Le UNHCR dans sa politique de maintien à long terme des réfugiés sur les sols étrangers n’encourage-t-il pas à terme le problème d’identité et donc de nationalité qui se pose en Afrique avec acuité ?

La gestion des réfugiés se fait selon les normes internationales. Dans le respect des conventions et les lois nationales, le retour de réfugiés est volontaire basé sur le sacro-principe du non-refoulement, dans la dignité et en sécurité.

Au Cameroun des approches innovantes ont été initiées afin d’améliorer les conditions en République Centrafricaine dans le cadre de la Plateforme pour les solutions durables issue de la Déclaration de Yaoundé d’avril 2022.

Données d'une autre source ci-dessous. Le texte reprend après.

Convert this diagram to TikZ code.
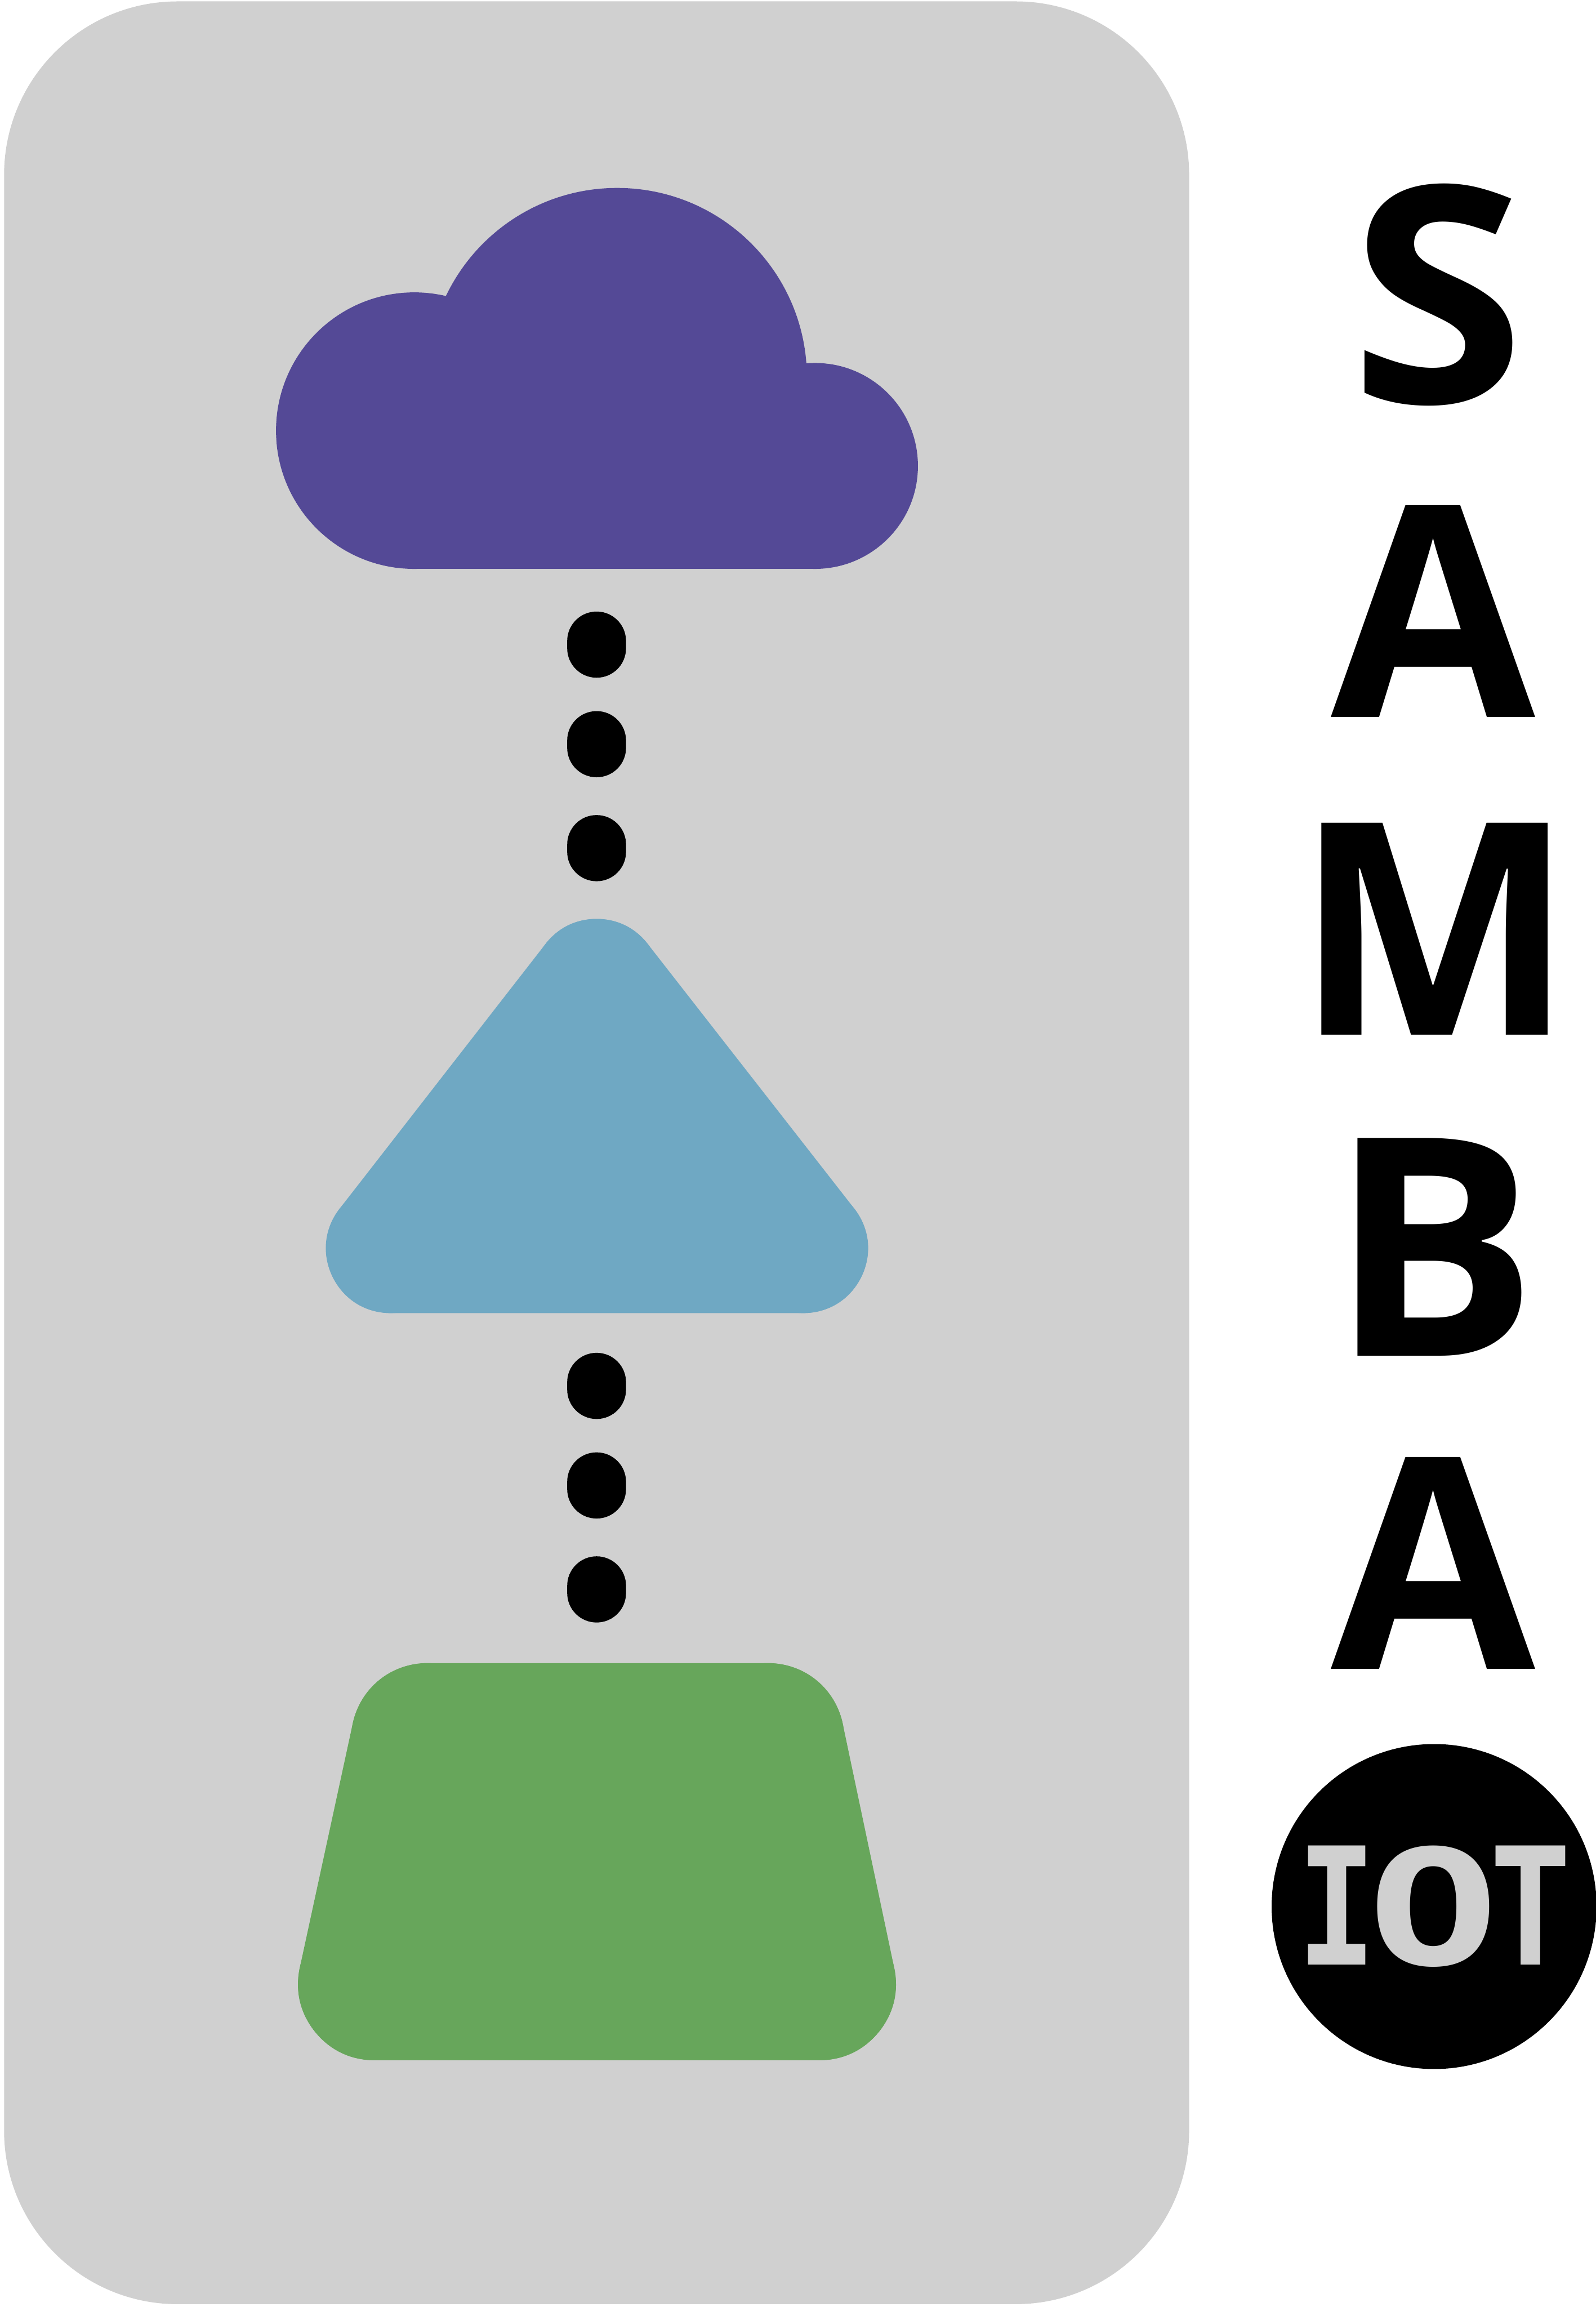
\documentclass[tikz,border=0pt]{standalone}
\usepackage{fontspec}
\usepackage{graphicx}
\usepackage{xcolor}
\usetikzlibrary{positioning}
\setmainfont{Open Sans}
\newfontfamily\iotfont{DejaVu Sans Mono}
\definecolor{panelgray}{HTML}{D0D0D0}
\definecolor{cloudpurple}{HTML}{544996}
\definecolor{peakblue}{HTML}{6FA8C3}
\definecolor{basegreen}{HTML}{67A65B}

\begin{document}
\begin{tikzpicture}[
            x=0.02cm,y=-0.02cm,
            panel/.style={fill=panelgray,rounded corners=2.36cm,minimum width=16.12cm,minimum height=31.32cm,inner sep=0pt},
            dotpill/.style={fill=black,rounded corners=0.4cm,minimum width=0.8cm,minimum height=0.9cm,inner sep=0pt},
            letter/.style={inner sep=0pt,text=black,font=\bfseries},
            iotdisc/.style={circle,fill=black,text=panelgray,minimum size=4.42cm,inner sep=0pt,font=\iotfont\bfseries},
            blob/.style={line join=round}
        ]
            \useasboundingbox (-0.7,-0.8) rectangle (1084.3,1567.8);
            \node[panel] (back) at (405,783) {};

            % cloud
            \fill[cloudpurple] (419,256) circle (129);
            \fill[cloudpurple] (281,292) circle (94);
            \fill[cloudpurple] (553.5,316) circle (70);
            \fill[cloudpurple] (281,292) rectangle (553.5,386);

            % triangle and trapezoid
            \filldraw[blob,peakblue,line width=1.76cm] (265,848) -- (405,668) -- (545.5,848) -- cycle;
            \foreach \cx/\cy in {265/848,405/668,545.5/848}
                \fill[peakblue] (\cx,\cy) circle (44);
            \filldraw[blob,basegreen,line width=2.08cm] (290,1182) -- (521.5,1182) -- (556.5,1348) -- (254,1348) -- cycle;
            \foreach \cx/\cy in {290/1182,521.5/1182,556.5/1348,254/1348}
                \fill[basegreen] (\cx,\cy) circle (52);

            \node[dotpill] (dotA) at (405,437.5) {};
            \node[dotpill,below=4.4mm of dotA] (dotB) {};
            \node[dotpill,below=5.0mm of dotB] (dotC) {};
            \node[dotpill] (dotD) at (405,941.5) {};
            \node[dotpill,below=4.4mm of dotD] (dotE) {};
            \node[dotpill,below=5.0mm of dotE] (dotF) {};

            \node[letter] (letS) at (977,199.5) {\resizebox{2.38cm}{2.98cm}{S}};
            \node[letter] (letA) at (974,415) {\resizebox{2.78cm}{2.88cm}{A}};
            \node[letter] (letM) at (975,631) {\resizebox{3.8cm}{2.88cm}{M}};
            \node[letter] (letB) at (974.5,847) {\resizebox{2.83cm}{2.96cm}{B}};
            \node[letter] (letAb) at (974,1062) {\resizebox{2.78cm}{2.88cm}{A}};

            \node[iotdisc] (iot) at (974.5,1295.5) {\resizebox{1.08cm}{1.62cm}{I}\kern-0.12cm\resizebox{1.79cm}{1.62cm}{O}\kern-0.13cm\resizebox{1.11cm}{1.62cm}{T}};
        \end{tikzpicture}
\end{document}
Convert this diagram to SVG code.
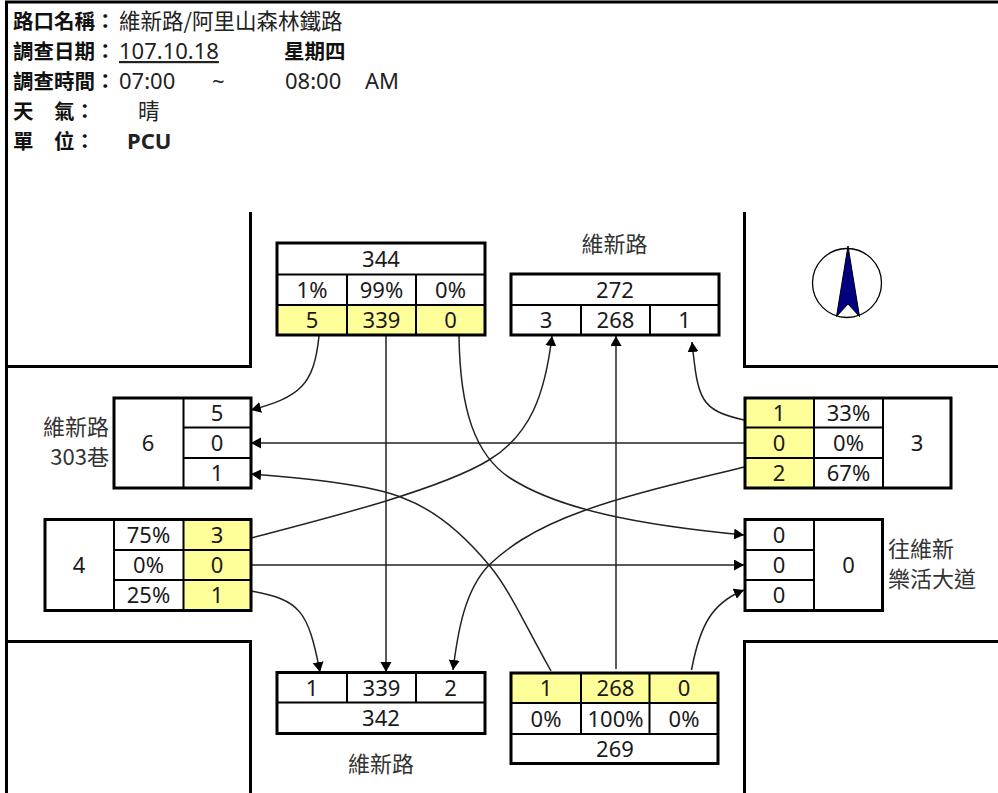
<svg xmlns="http://www.w3.org/2000/svg" width="998" height="793" viewBox="0 0 998 793">
<style>
text{font-family:"Noto Sans","Noto Sans CJK TC",sans-serif;fill:#1a1a1a}
.h{font-size:21.5px;font-family:"Noto Sans CJK TC","Noto Sans",sans-serif;fill:#222}
.hb{font-size:20.5px;font-family:"Noto Sans CJK TC","Noto Sans",sans-serif;font-weight:700;fill:#111}
.l{font-size:22px;fill:#222}
.m{font-size:22px;font-family:"Noto Sans CJK TC","Noto Sans",sans-serif;fill:#333}
.t{font-size:22px;text-anchor:middle}
.r{fill:none;stroke:#000;stroke-width:3}
.c{fill:#fff}
.y{fill:#ffff99}
.g{stroke:#000;stroke-width:2;fill:none}
.w{fill:none;stroke:#000;stroke-width:3}
.k{fill:none;stroke:#222;stroke-width:1.500;marker-end:url(#a)}
.n{fill:none;stroke:#222;stroke-width:1.500}
</style>
<defs><marker id="a" markerUnits="userSpaceOnUse" markerWidth="11" markerHeight="12" refX="10" refY="5.500" orient="auto"><path d="M0 0L10 5.500L0 11Z" fill="#000"/></marker></defs>
<rect width="998" height="793" fill="#fff"/>
<g id="frame">
<path class="w" d="M998 2H6.500V793"/>
<path class="w" d="M6 366.500H250.500V212"/>
<path class="w" d="M998 366.500H744.500V212"/>
<path class="w" d="M6 641.500H250.500V793"/>
<path class="w" d="M998 641.500H744.500V793"/>
</g>
<g id="header">
<text class="hb" x="13" y="29">路口名稱：</text><text class="h" x="119" y="29">維新路/阿里山森林鐵路</text>
<text class="hb" x="13" y="59">調查日期：</text><text class="l" x="119" y="59" text-decoration="underline">107.10.18</text><text class="hb" x="284" y="59">星期四</text>
<text class="hb" x="13" y="89">調查時間：</text><text class="l" x="119" y="89">07:00</text><text class="l" x="212" y="89">~</text><text class="l" x="285" y="89">08:00</text><text class="l" x="365" y="89">AM</text>
<text class="hb" x="13" y="119">天</text><text class="hb" x="54" y="119">氣：</text><text class="h" x="138" y="119">晴</text>
<text class="hb" x="13" y="149">單</text><text class="hb" x="54" y="149">位：</text><text class="l" font-weight="700" x="127" y="149">PCU</text>
</g>
<g id="compass">
<circle cx="847" cy="283" r="34.500" fill="#fff" stroke="#000" stroke-width="1.300"/>
<path d="M848 246L836.500 316.500L848 304L859.500 316.500Z" fill="#000080" stroke="#000" stroke-width="1"/>
</g>
<g id="connectors">
<path class="k" d="M319 336C314 385 300 397 251 410"/>
<path class="k" d="M386 336V672"/>
<path class="k" d="M459 336C460 410 475 455 510 478C560 510 640 525 744 535"/>
<path class="k" d="M251 538C320 520 440 490 489 460C530 435 545 395 552 336"/>
<path class="k" d="M616 669V336"/>
<path class="k" d="M744 420C700 410 698 400 692 342"/>
<path class="k" d="M744 443H251"/>
<path class="k" d="M744 467C680 483 630 494 583 511C530 530 505 550 489 565C465 590 458 630 453 670"/>
<path class="k" d="M251 565H744"/>
<path class="k" d="M251 591C300 600 308 610 320 672"/>
<path class="k" d="M551 671C525 625 510 590 489 565C460 530 430 508 403 498C370 484 300 478 251 474"/>
<path class="k" d="M691.500 670C700 625 712 603 744 590"/>
</g>
<g id="north-in">
<rect class="c" x="277" y="243" width="208" height="92"/>
<rect class="y" x="277" y="305" width="208" height="30"/>
<path class="g" d="M277 274.500H485M277 305H485M347 274.500V335M416 274.500V335"/>
<rect class="r" x="277" y="243" width="208" height="92"/>
<text class="t" x="381" y="267">344</text>
<text class="t" x="312" y="297.500">1%</text><text class="t" x="381.500" y="297.500">99%</text><text class="t" x="450.500" y="297.500">0%</text>
<text class="t" x="312" y="328">5</text><text class="t" x="381.500" y="328">339</text><text class="t" x="450.500" y="328">0</text>
</g>
<g id="north-out">
<text class="m" x="614.500" y="252" text-anchor="middle">維新路</text>
<rect class="c" x="511" y="274" width="208" height="61"/>
<path class="g" d="M511 305H719M581 305V335M650 305V335"/>
<rect class="r" x="511" y="274" width="208" height="61"/>
<text class="t" x="615" y="297.500">272</text>
<text class="t" x="546" y="328">3</text><text class="t" x="615.500" y="328">268</text><text class="t" x="684.500" y="328">1</text>
</g>
<g id="west-out">
<text class="m" x="109" y="435" text-anchor="end">維新路</text>
<text class="m" x="109" y="465" text-anchor="end">303巷</text>
<rect class="c" x="114" y="398" width="137" height="90"/>
<path class="g" d="M183.500 398V488M183.500 427.500H251M183.500 458H251"/>
<rect class="r" x="114" y="398" width="137" height="90"/>
<text class="t" x="148" y="451">6</text>
<text class="t" x="217" y="420.500">5</text><text class="t" x="217" y="451">0</text><text class="t" x="217" y="481">1</text>
</g>
<g id="west-in">
<rect class="c" x="45" y="519.500" width="206" height="91"/>
<rect class="y" x="183" y="519.500" width="68" height="91"/>
<path class="g" d="M114 519.500V610.500M183.500 519.500V610.500M114 550H251M114 580H251"/>
<rect class="r" x="45" y="519.500" width="206" height="91"/>
<text class="t" x="79" y="573">4</text>
<text class="t" x="148.500" y="543">75%</text><text class="t" x="148.500" y="573">0%</text><text class="t" x="148.500" y="603">25%</text>
<text class="t" x="217" y="543">3</text><text class="t" x="217" y="573">0</text><text class="t" x="217" y="603">1</text>
</g>
<g id="east-in">
<rect class="c" x="745" y="398" width="206" height="90"/>
<rect class="y" x="745" y="398" width="69" height="90"/>
<path class="g" d="M814 398V488M883 398V488M745 427.500H883M745 458H883"/>
<rect class="r" x="745" y="398" width="206" height="90"/>
<text class="t" x="779" y="420.500">1</text><text class="t" x="779" y="451">0</text><text class="t" x="779" y="481">2</text>
<text class="t" x="848.500" y="420.500">33%</text><text class="t" x="848.500" y="451">0%</text><text class="t" x="848.500" y="481">67%</text>
<text class="t" x="917" y="451">3</text>
</g>
<g id="east-out">
<rect class="c" x="745" y="519.500" width="137.500" height="91"/>
<path class="g" d="M814 519.500V610.500M745 550H814M745 580H814"/>
<rect class="r" x="745" y="519.500" width="137.500" height="91"/>
<text class="t" x="779" y="543">0</text><text class="t" x="779" y="573">0</text><text class="t" x="779" y="603">0</text>
<text class="t" x="848.500" y="573">0</text>
<text class="m" x="888" y="557">往維新</text>
<text class="m" x="888" y="587">樂活大道</text>
</g>
<g id="south-out">
<rect class="c" x="277" y="672.500" width="208" height="61"/>
<path class="g" d="M277 702.500H485M347 672.500V702.500M416 672.500V702.500"/>
<rect class="r" x="277" y="672.500" width="208" height="61"/>
<text class="t" x="312" y="696">1</text><text class="t" x="381.500" y="696">339</text><text class="t" x="450.500" y="696">2</text>
<text class="t" x="381" y="726">342</text>
<text class="m" x="381" y="772" text-anchor="middle">維新路</text>
</g>
<g id="south-in">
<rect class="c" x="511" y="673" width="207" height="90.500"/>
<rect class="y" x="511" y="673" width="207" height="30"/>
<path class="g" d="M511 703H718M511 734H718M581 673V734M649.500 673V734"/>
<rect class="r" x="511" y="673" width="207" height="90.500"/>
<text class="t" x="546" y="696">1</text><text class="t" x="615.500" y="696">268</text><text class="t" x="684" y="696">0</text>
<text class="t" x="546" y="726.500">0%</text><text class="t" x="615.500" y="726.500">100%</text><text class="t" x="684" y="726.500">0%</text>
<text class="t" x="615" y="756.500">269</text>
</g>
</svg>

Au travers cette plateforme, l’Union Européenne a financé le consortium SOLID pour un projet transfrontalier pour le renforcement de la résilience ; le GIZ finance le projet PROCAR encourageant le retour de réfugiés de la RCA vers leur pays d’origine et la BAD appuie financière cette plateforme pour la promotion de solutions durables. Les efforts sont entrepris afin d’encourager le retour car on est mieux que chez soi.

En attendant le retour dans leur pays d’origine, un changement de narratif est nécessaire pour éviter le stéréotypage de réfugiés qui veulent qu’ils soient considérés comme des charges pour les communautés d’accueil et non comme des opportunités et acteurs actifs pour le développement de leur communauté. Le Cameroun a une bonne expérience avec les réfugiés nigérians du Biafra.

L’octroi d’une carte d’identité délivrée par le gouvernement à chaque réfugié permet d’éviter la confusion et la crainte d’usurpation de nationalité.

 

Qu’attend le UNHCR du Gouvernement et de ses principaux donateurs suite à ce communiqué ?

Le gouvernement du Cameroun d’user de son influence afin d’encourager les bailleurs à répondre massivement à cet appel de financement.

Aux bailleurs de nous aider à sauver de vies de centaines de milliers de réfugiés en besoin d’une assistance alimentaire cruciale pour l’atténuation des risques de protection.